Student performers Jasmin Lewis and Audrey Rink and faculty director Scott Horstein from Facing Our Truth discuss the performance with CALS 165B students.

"Facing Our Truth was a deeply engaging addition to my class on  LLatino Art, Performance, and Social Justice.' It provided a great entree into discussing issues of inequality, stereotyping, and racial profiling that affect African-American and U.S. Latino communities in historically parallel ways. " -- Prof. Amanda Martinez-Morrison

70 students in a year-long course for first-year students were assigned to attend performances of Facing Our Truth:  Ten-Minute Plays About Trayvon, Race, and Privilege, performed by students and produced by a range of campus partners.  Following the performances, students were given this writing assignment, asking them to reflect on issue of race, privilege, and violence raised by the plays.  The artists who staged the play also visited the class for a post-performance discussion.

SAMPLE ARTS INTEGRATION ASSIGNMENT FROM THIS COURSE


THAR 160 (Theatre Arts and Dance Learning Community) and Trio Ariadne
Profs.
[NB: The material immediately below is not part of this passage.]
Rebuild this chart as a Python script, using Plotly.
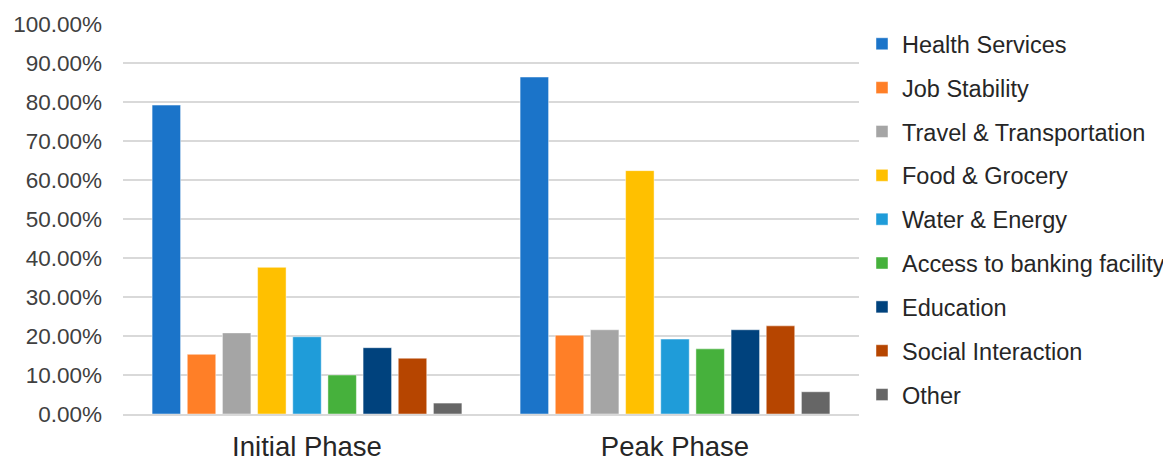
import plotly.graph_objects as go

phases = ["Initial Phase", "Peak Phase"]
categories = ["Health Services", "Job Stability", "Travel & Transportation",
              "Food & Grocery", "Water & Energy", "Access to banking facility",
              "Education", "Social Interaction", "Other"]
initial_vals = [0.792, 0.153, 0.208, 0.376, 0.198, 0.100, 0.170, 0.143, 0.028]
peak_vals = [0.864, 0.202, 0.216, 0.624, 0.192, 0.167, 0.216, 0.226, 0.057]
colors = ["#1B74C9", "#FF7F27", "#A5A5A5", "#FFC000", "#1F9CD9",
          "#46B13C", "#00427D", "#B64500", "#666666"]

fig = go.Figure()
for i, cat in enumerate(categories):
    fig.add_trace(go.Bar(
        name=cat, x=phases, y=[initial_vals[i], peak_vals[i]],
        marker=dict(color=colors[i], line=dict(color="rgba(255,255,255,0.45)", width=1)),
        legendgroup=cat,
    ))

fig.update_layout(
    width=1171, height=460,
    barmode="group", bargap=0.14, bargroupgap=0.19,
    paper_bgcolor="white", plot_bgcolor="white",
    margin=dict(l=115, r=320, t=16, b=54, autoexpand=False),
    font=dict(family="Liberation Sans, Arial, sans-serif", color="#262626"),
    legend=dict(
        xref="container", yref="container", x=854/1171, y=1 - 14/460,
        xanchor="left", yanchor="top",
        font=dict(size=23.5, color="#262626"),
        tracegroupgap=10.3, traceorder="grouped",
        bgcolor="rgba(0,0,0,0)", maxheight=460,
    ),
    showlegend=True,
)
fig.update_yaxes(
    range=[0, 1], dtick=0.1, tickformat=".2%",
    showgrid=True, gridcolor="#D9D9D9", gridwidth=1.5,
    zeroline=False, showline=False, automargin=False,
    tickfont=dict(size=22.5, color="#404040"),
    ticklabelstandoff=20,
)
fig.update_xaxes(
    showline=True, linecolor="#D9D9D9", linewidth=1.5, automargin=False,
    tickfont=dict(size=27.5, color="#262626"),
    ticks="", ticklabelstandoff=7,
)

fig.write_html("out.html")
Christine Cali, Scott Horstein, Doyle Ott


“Working with Liz and Carol brought poetry to another level… music and spoken word were unlocked, and that is not a feat normally experienced in the classroom.” – Camila Vasquez, Anthropology major

100 students in year-long course for first-year students learned about myth and ritual in performance by studying Arnold Schoenberg’s 1912 musical masterwork Pierrot Lunaire (Pierrot and the Moon),  21 dreamlike poems set to an atonal score.  After preparing posters with visual responses to the dream imagery in the poems, students wrote their dream stories then read them alongside Schoenberg’s music, played live by Trio Ariadne chamber music group, Green Music Center Artists in Residence. Photo: Ives 101 lecture hall with student visual responses posted on walls; Peer Mentor Alexandra Jiongo reads students’ “dream stories” while pianist Elizabeth Joy Roe, clarinetist Carol McGonnell play Pierrot Lunaire.
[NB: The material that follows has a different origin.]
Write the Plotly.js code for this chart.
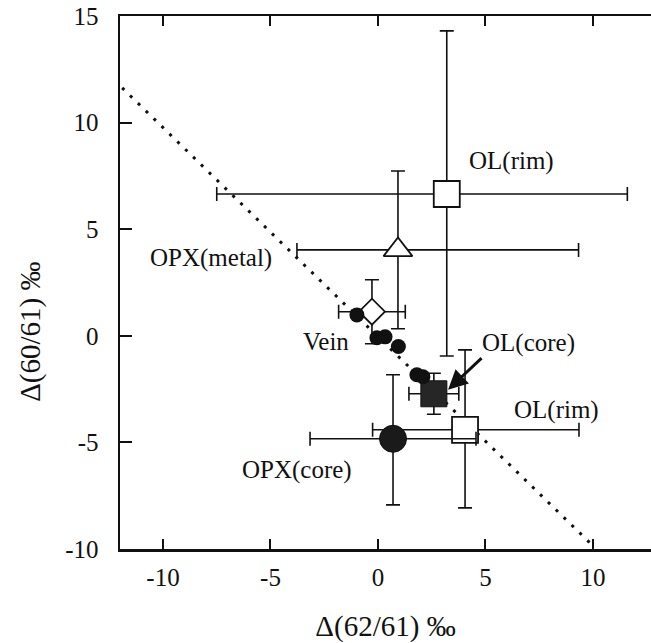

BUS 451 (Small Business and Entrepreneurship) and Trio Ariadne
Profs. Armand Gilinsky, Sheryl O’Laughlin and Trio Ariadne


50 students visited with Trio Ariadne to discuss how the chamber music trio brands themselves and independent contractors in the global music business. Photo:  Cellist Saeunn Thorsteinsdottìr and pianist Elizabeth Joy Roe speak with upper-division Business majors.
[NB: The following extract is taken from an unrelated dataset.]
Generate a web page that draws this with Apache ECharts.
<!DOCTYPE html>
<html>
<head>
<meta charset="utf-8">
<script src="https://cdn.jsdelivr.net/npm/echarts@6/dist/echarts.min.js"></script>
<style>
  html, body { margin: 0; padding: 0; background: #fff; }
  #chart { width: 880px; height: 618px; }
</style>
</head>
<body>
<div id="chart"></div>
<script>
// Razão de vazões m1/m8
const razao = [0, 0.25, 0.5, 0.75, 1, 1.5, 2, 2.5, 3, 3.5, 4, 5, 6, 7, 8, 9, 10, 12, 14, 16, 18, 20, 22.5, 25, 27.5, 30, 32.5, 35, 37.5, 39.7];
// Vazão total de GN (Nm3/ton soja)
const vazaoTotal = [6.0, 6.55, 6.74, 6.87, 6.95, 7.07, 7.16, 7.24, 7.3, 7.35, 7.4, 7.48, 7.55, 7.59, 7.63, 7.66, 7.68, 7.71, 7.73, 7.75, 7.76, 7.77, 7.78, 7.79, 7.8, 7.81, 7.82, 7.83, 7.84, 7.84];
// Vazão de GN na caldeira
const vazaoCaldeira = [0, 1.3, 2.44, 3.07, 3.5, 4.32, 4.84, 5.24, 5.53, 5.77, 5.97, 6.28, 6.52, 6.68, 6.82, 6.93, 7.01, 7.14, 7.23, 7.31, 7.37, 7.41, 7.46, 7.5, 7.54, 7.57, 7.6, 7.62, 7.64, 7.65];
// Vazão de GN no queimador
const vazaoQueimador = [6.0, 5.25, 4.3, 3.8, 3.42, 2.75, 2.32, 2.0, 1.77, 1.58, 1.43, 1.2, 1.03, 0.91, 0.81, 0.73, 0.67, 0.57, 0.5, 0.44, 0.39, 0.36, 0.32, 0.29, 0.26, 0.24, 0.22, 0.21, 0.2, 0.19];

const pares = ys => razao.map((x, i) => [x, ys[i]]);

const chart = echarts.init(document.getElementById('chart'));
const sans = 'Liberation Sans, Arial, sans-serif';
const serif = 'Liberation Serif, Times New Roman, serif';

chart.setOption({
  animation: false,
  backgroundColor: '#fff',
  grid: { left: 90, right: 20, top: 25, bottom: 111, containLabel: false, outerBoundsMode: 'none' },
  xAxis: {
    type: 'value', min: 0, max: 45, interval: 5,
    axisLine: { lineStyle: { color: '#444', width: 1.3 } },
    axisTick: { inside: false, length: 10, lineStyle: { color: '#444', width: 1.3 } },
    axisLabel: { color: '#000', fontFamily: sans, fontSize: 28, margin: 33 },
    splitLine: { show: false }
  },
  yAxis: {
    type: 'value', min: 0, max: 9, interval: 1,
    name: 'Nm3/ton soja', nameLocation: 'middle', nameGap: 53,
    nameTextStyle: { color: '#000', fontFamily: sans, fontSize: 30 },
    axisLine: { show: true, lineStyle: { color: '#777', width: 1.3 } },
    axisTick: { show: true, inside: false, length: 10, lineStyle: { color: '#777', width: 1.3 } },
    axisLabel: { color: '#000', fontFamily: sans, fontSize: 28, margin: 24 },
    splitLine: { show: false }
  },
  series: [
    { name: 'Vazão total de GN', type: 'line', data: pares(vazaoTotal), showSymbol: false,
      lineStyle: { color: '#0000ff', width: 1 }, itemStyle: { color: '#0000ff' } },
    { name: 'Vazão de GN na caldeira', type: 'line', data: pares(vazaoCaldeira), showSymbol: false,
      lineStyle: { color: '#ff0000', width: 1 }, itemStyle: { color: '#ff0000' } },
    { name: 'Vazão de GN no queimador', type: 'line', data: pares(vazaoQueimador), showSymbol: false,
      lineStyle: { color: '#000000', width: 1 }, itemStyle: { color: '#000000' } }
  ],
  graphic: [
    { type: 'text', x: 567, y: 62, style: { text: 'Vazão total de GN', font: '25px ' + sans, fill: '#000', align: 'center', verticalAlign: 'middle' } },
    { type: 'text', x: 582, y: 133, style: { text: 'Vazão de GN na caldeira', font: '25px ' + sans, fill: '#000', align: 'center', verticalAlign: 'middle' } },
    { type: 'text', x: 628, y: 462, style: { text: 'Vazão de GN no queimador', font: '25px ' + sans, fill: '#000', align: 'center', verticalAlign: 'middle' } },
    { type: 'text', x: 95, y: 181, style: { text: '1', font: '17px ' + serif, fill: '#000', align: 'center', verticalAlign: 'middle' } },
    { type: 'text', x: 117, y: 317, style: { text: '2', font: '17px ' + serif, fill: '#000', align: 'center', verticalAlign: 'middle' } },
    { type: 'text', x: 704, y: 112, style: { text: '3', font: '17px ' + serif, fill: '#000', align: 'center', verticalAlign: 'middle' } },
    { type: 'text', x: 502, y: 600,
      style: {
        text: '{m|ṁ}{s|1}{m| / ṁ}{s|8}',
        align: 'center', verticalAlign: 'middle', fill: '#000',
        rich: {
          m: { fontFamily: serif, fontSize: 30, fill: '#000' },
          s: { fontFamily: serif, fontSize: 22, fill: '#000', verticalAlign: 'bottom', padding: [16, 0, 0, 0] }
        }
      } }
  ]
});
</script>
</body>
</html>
Dept. of Music and Dept. of Math and Statistics event at Schroeder Hall, Green Music Center
Prof. Dave Kung, St. Mary’s College of Maryland
with Elizabeth Roe, piano and Saeunn Thorsteinsdottir, cello of Trio Ariadne,
Green Music Center Artists-in-Residence at SSU
Photo by Jennifer Ganeles


“Mathematics and music seem to come from different spheres (arts and sciences), yet they share amazing commonalities…” — Dave Kung

200 students, faculty, staff, and community members gathered in Schroeder Hall for this guest lecture on the mathematics of music.  By focusing on the qualities of something as simple as a single vibrating string, Prof. Kung helped unlock a world of musical overtones and harmonics, helping to explain the difference pitches of different instruments.  At different points in the lecture, Prof. Kung joined Trio Ariadne on the violin to play excerpts of Bach and Beethoven chamber music, illustrating the deep connection between music and mathematics.


Fall 2014

THAR 376/377 (Playwriting I and II) and Trio Ariadne
Prof. Scott Horstein


“I loved that the musicians were really able to help all of the playwrights find inspiration to use to write very interesting and unique pieces.” – Renee Hardin, Theatre Arts major

10 students from different majors in small seminar playwriting class spent a class session with Trio Ariadne chamber music group, Green Music Center Artists in Residence.  Students developed new writing based on live music played in class. Photo: Pianist Elizabeth Joy Roe and playwriting student Christopher Mortensen comparing notes.